What's the best all-purpose armor enchantment setup right now?
For most survival players, the safest all-purpose setup is Protection IV on every armor piece, plus Unbreaking III and Mending. Add Feather Falling IV to boots, then Respiration III and Aqua Affinity on the helmet. That loadout covers almost every normal threat without forcing you into overly specific defenses. Specialized options like Blast Protection or Fire Protection can help, but usually only for niche builds or PvP-heavy situations.
Is Mending still better than Infinity on a bow in 2026?

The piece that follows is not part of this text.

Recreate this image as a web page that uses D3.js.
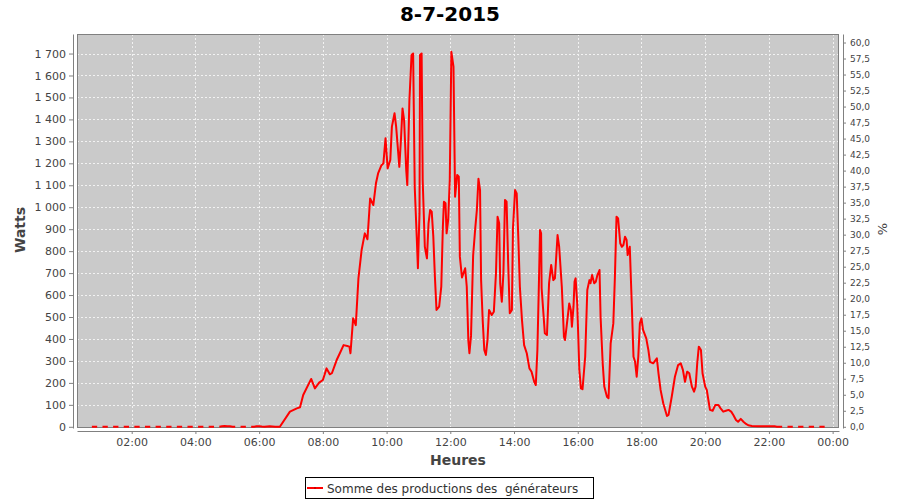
<!DOCTYPE html>
<html><head><meta charset="utf-8">
<script src="https://cdn.jsdelivr.net/npm/d3@7"></script>
<style>
body{margin:0;background:#fff}
text{font-family:"DejaVu Sans",sans-serif}
</style>
</head><body>
<svg id="chart" width="900" height="500"></svg>
<script>
// ---------------- DATA ----------------
const chartTitle = "8-7-2015";
const seriesName = "Somme des productions des  générateurs";
const xLabel = "Heures";
const yLabelLeft = "Watts";
const yLabelRight = "%";

// Night (morning) samples every 5 minutes from 00:45 (null = missing sample)
const nightAMStart = "00:45";
const nightAM = [
  0,0,0,null, 0,0,0,null, 0,0,0,null, 0,0,0,null,
  0,0,0,null, 0,0,0,null, 0,0,0,null, 0,0,0,null,
  0,0,0,null, 0,0,0,null, 0,0,0,null,
  0,0,0,null, 0,2,4,3, 2,0,0,null, 0,0,0,null, 0,0,2,3,1
];

// Day samples (time, watts)
const dayTimes = ["06:10","06:20","06:30","06:39","06:58","07:11","07:17","07:23","07:38","07:45","07:53","08:00","08:07","08:13","08:17","08:26","08:32","08:39","08:46","08:50","08:52","08:57","09:02","09:07","09:13","09:19","09:24","09:29","09:35","09:40","09:44","09:50","09:54","09:58","10:02","10:07","10:10","10:15","10:18","10:22","10:24","10:27","10:30","10:33","10:37","10:39","10:43","10:47","10:50","10:53","10:57","10:59","11:02","11:03","11:06","11:08","11:12","11:16","11:19","11:22","11:25","11:28","11:31","11:34","11:39","11:43","11:46","11:48","11:51","11:53","11:56","11:59","12:02","12:06","12:09","12:13","12:16","12:18","12:22","12:28","12:31","12:34","12:36","12:39","12:43","12:47","12:50","12:53","12:56","12:58","13:01","13:04","13:07","13:10","13:13","13:18","13:22","13:26","13:29","13:32","13:34","13:37","13:40","13:43","13:46","13:49","13:52","13:56","13:58","14:02","14:05","14:08","14:11","14:15","14:19","14:24","14:29","14:33","14:38","14:41","14:44","14:47","14:49","14:51","14:52","14:58","15:02","15:06","15:10","15:14","15:17","15:22","15:25","15:30","15:34","15:36","15:39","15:44","15:47","15:49","15:52","15:54","15:56","15:59","16:03","16:06","16:09","16:14","16:18","16:22","16:24","16:27","16:31","16:34","16:37","16:41","16:43","16:47","16:50","16:55","16:58","17:02","17:07","17:10","17:13","17:16","17:20","17:23","17:26","17:29","17:32","17:34","17:38","17:42","17:45","17:48","17:51","17:54","17:57","18:00","18:03","18:09","18:13","18:16","18:22","18:29","18:32","18:36","18:41","18:48","18:51","18:57","19:03","19:09","19:14","19:18","19:22","19:26","19:30","19:35","19:39","19:42","19:45","19:48","19:52","19:55","20:00","20:03","20:06","20:09","20:14","20:19","20:25","20:29","20:34","20:39","20:44","20:49","20:53","20:58","21:02","21:07","21:12","21:17","21:21","21:28","21:40","21:55","22:12"];
const dayWatts = [0,2,0,0,69,84,89,145,218,175,201,213,266,239,244,304,335,372,368,365,335,494,463,676,805,881,854,1040,1010,1109,1154,1190,1200,1314,1177,1215,1367,1428,1367,1245,1184,1306,1450,1397,1169,1101,1488,1693,1700,1093,851,722,972,1693,1700,1124,820,767,927,987,980,866,684,532,547,638,911,1025,1018,881,942,1124,1708,1640,1048,1147,1139,775,680,722,638,392,335,414,780,905,987,1130,1078,668,486,350,327,395,532,509,524,699,957,927,653,570,699,1033,1025,744,517,532,904,1078,1063,866,638,486,372,335,266,251,205,190,350,668,896,881,631,426,418,654,737,668,676,873,820,638,410,395,456,562,532,456,547,661,676,562,259,175,171,319,623,668,654,691,654,661,691,714,501,289,183,137,130,380,471,684,957,949,836,820,828,866,851,782,820,540,319,296,228,319,471,494,441,403,350,296,289,312,244,168,107,49,54,137,228,281,289,259,205,251,244,183,160,183,289,365,350,244,183,168,122,77,73,99,99,84,69,73,77,69,54,31,23,36,23,13,7,4,3,3,2];

// Night (evening) samples every 5 minutes from 22:15
const nightPMStart = "22:15";
const nightPM = [0,0,0,null, 0,0,0,null, 0,0,0,null, 0,0,0,null, 0,0,0];

// Axis ticks
const leftTicks = d3.range(0, 1701, 100);
const rightTicks = d3.range(0, 60.01, 2.5);

// ---------------- BUILD ----------------
const day0 = "2015-07-08";
const parseT = t => new Date(`${day0}T${t}:00`);
const addMin = (d, m) => new Date(d.getTime() + m * 60000);

const series = [];
nightAM.forEach((w, i) => series.push({t: addMin(parseT(nightAMStart), 5 * i), w}));
dayTimes.forEach((t, i) => series.push({t: parseT(t), w: dayWatts[i]}));
nightPM.forEach((w, i) => series.push({t: addMin(parseT(nightPMStart), 5 * i), w}));

const P = {l: 77, r: 839, t: 34, b: 428};
const svg = d3.select("#chart");

const x = d3.scaleTime()
  .domain([parseT("00:17"), new Date("2015-07-09T00:12:00")])
  .range([P.l, P.r]);
const yL = d3.scaleLinear().domain([-5.5, 1789]).range([P.b, P.t]);
const yR = d3.scaleLinear().domain([-0.19, 61.33]).range([P.b, P.t]);

const fr = d3.formatLocale({decimal: ",", thousands: "\u00a0", grouping: [3], currency: ["", " €"]});
const fmtW = fr.format(",d");
const fmtP = fr.format(".1f");

// plot background
svg.append("rect").attr("x", P.l).attr("y", P.t)
  .attr("width", P.r - P.l).attr("height", P.b - P.t)
  .attr("fill", "#cacaca");

// grid
const xTicks = x.ticks(d3.timeHour.every(2));
svg.append("g").selectAll("line").data(leftTicks).join("line")
  .attr("x1", P.l).attr("x2", P.r)
  .attr("y1", d => Math.round(yL(d)) + 0.5).attr("y2", d => Math.round(yL(d)) + 0.5)
  .attr("stroke", "#f2f2f2").attr("stroke-width", 1).attr("stroke-dasharray", "2,2");
svg.append("g").selectAll("line").data(xTicks).join("line")
  .attr("y1", P.t).attr("y2", P.b)
  .attr("x1", d => Math.round(x(d)) + 0.5).attr("x2", d => Math.round(x(d)) + 0.5)
  .attr("stroke", "#f2f2f2").attr("stroke-width", 1).attr("stroke-dasharray", "2,2");

// plot border
svg.append("rect").attr("x", P.l + 0.5).attr("y", P.t + 0.5)
  .attr("width", P.r - P.l - 1).attr("height", P.b - P.t - 1)
  .attr("fill", "none").attr("stroke", "#808080");

// data line
const line = d3.line()
  .defined(d => d.w !== null)
  .x(d => x(d.t)).y(d => yL(d.w));
svg.append("path").datum(series)
  .attr("d", line).attr("fill", "none")
  .attr("stroke", "#ff0000").attr("stroke-width", 2)
  .attr("stroke-linejoin", "round");

// axes
function styleAxis(g, size) {
  g.select(".domain").attr("stroke", "#808080");
  g.selectAll(".tick line").attr("stroke", "#808080");
  g.selectAll(".tick text").attr("fill", "#444").attr("font-size", size)
    .attr("font-family", "DejaVu Sans");
}
svg.append("g").attr("transform", `translate(73,0)`)
  .call(d3.axisLeft(yL).tickValues(leftTicks).tickFormat(fmtW).tickSize(4).tickSizeOuter(0).tickPadding(3))
  .call(g => styleAxis(g, 11));
svg.append("g").attr("transform", `translate(843,0)`)
  .call(d3.axisRight(yR).tickValues(rightTicks).tickFormat(fmtP).tickSize(3).tickSizeOuter(0).tickPadding(4))
  .call(g => styleAxis(g, 9));
svg.append("g").attr("transform", `translate(0,431)`)
  .call(d3.axisBottom(x).tickValues(xTicks).tickFormat(d3.timeFormat("%H:%M")).tickSize(3).tickSizeOuter(0).tickPadding(4))
  .call(g => styleAxis(g, 11));

// titles
svg.append("text").attr("x", 450).attr("y", 21).attr("text-anchor", "middle")
  .attr("font-size", 20).attr("font-weight", "bold").attr("fill", "#000").text(chartTitle);
svg.append("text").attr("x", 458).attr("y", 465).attr("text-anchor", "middle")
  .attr("font-size", 14).attr("font-weight", "bold").attr("fill", "#444").text(xLabel);
svg.append("text").attr("transform", "translate(25,230) rotate(-90)").attr("text-anchor", "middle")
  .attr("font-size", 14).attr("font-weight", "bold").attr("fill", "#444").text(yLabelLeft);
svg.append("text").attr("transform", "translate(887,229) rotate(-90)").attr("text-anchor", "middle")
  .attr("font-size", 13).attr("fill", "#444").text(yLabelRight);

// legend
const lg = svg.append("g");
lg.append("rect").attr("x", 305.5).attr("y", 477.5).attr("width", 288).attr("height", 21)
  .attr("fill", "#fff").attr("stroke", "#000");
lg.append("line").attr("x1", 307).attr("x2", 323).attr("y1", 488).attr("y2", 488)
  .attr("stroke", "#ff0000").attr("stroke-width", 2);
lg.append("rect").attr("x", 314).attr("y", 487).attr("width", 2).attr("height", 2).attr("fill", "#c00");
lg.append("text").attr("x", 327).attr("y", 492.5).attr("font-size", 12).attr("fill", "#333")
  .style("white-space", "pre").text(seriesName);
</script>
</body></html>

Usually, yes. Mending keeps a strong bow alive forever as long as you're collecting experience, which becomes easy once you have farms, trading, or steady exploration. Infinity is still great early because one arrow can carry an entire trip, but it loses some value later. If your world has reliable arrows and regular XP income, Mending is the more sustainable choice for long-term survival.
Can you get every enchantment from an enchanting table?
No. Many strong enchantments can come from an enchanting table, but several important ones are loot-only, villager-traded, or tied to specific progression systems. Swift Sneak, Soul Speed, Frost Walker, curses, and some newer special-case enchantments don't all follow the same route. That's why players who want specific endgame gear usually mix enchanting tables with librarian trading, loot runs, and anvil combinations instead of relying on one method.
Which mace enchantment is best for normal survival play?
Density is the safest pick for general survival because it boosts smash attack damage in a direct, predictable way. Breach becomes more appealing against armored targets, especially in PvP or tougher encounters. Wind Burst is the most entertaining, but it's also the easiest to misuse if your timing or positioning is sloppy. If you just want a mace that works without turning every fight into a stunt video, start with Density.
What's the fastest way to build a strong enchantment setup in a new world?
Early on, use an enchanting table for quick upgrades so your first tools and armor don't feel weak. After that, move toward librarian villagers for targeted books like Mending, Unbreaking III, Efficiency V, and Protection IV. Combine books carefully in anvils to avoid massive level costs, and make separate tools for Fortune and Silk Touch jobs. That path is faster than gambling forever and gives you a stable gear loop much sooner.